As more women are graduating from college and are able to provide a sufficient income to support a family, it is no longer necessary for them to marry in order to support a child.  After looking for a partner for many years – or not, in a few cases – some have decided that they would prefer to have a child on their own rather than settle for a man who isn’t likely to be a good and loving husband or parent. We are called single mothers by choice.

Some skeptics immediately ask: “Can a child be raised well without a dad?”  We probably would all agree that a child needs at least one consistent, stable and mature parent who can be loving and is able to set limits.  This could be a single mother or a single father. The real issue is not the gender of the parents or the number of parents. It’s the ability to parent.

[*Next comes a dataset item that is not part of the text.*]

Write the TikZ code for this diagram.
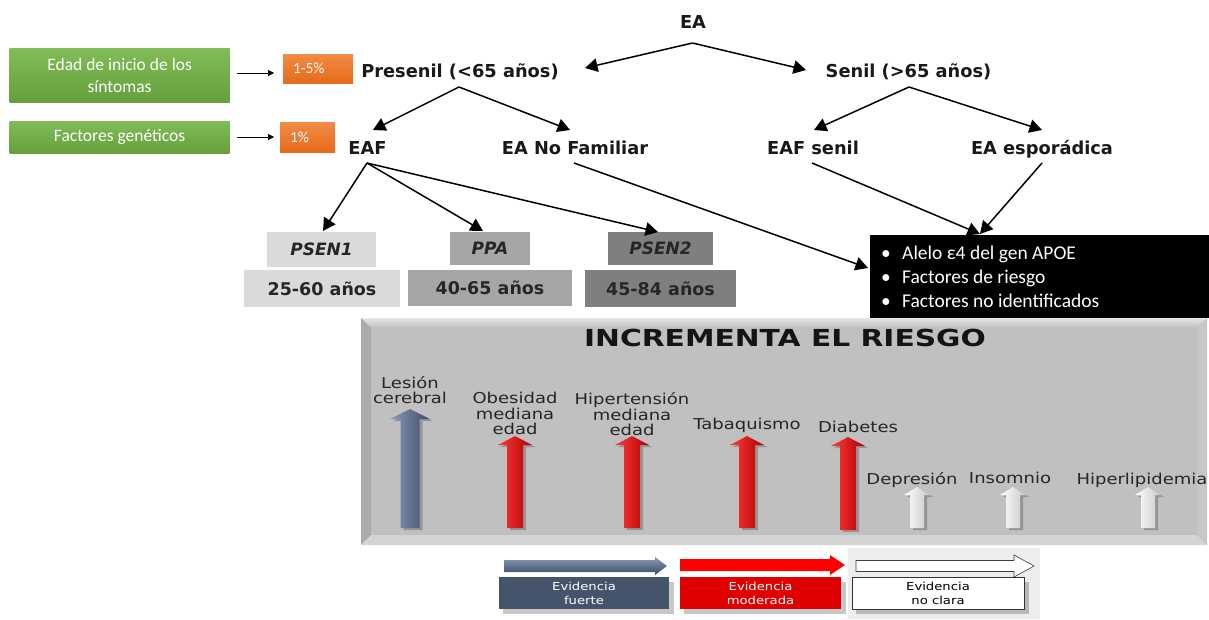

Many fathers play an important and positive role in their families. But we all know some fathers (like some mothers) who are not able to be good parents, and some of us even know fathers who can be destructive or abusive.  I’m a psychotherapist, and as I help people deal with their issues I often hear about the damage done by problematic parents.

Children are wonderfully talented at weaving a tapestry for themselves with threads from various influential people in their lives: teachers, grandparents, clergy, friends, coaches.  And they can make a beautiful life, regardless of whether their biological father is one of the threads.

A good, loving man absolutely can be a real asset to a family, but he doesn’t have to be the biological father of the child in order to have that positive influence.  The organization I founded, Single Mothers by Choice, is more than 30 years old now. We have seen a generation of our children grow up – and turn out just fine.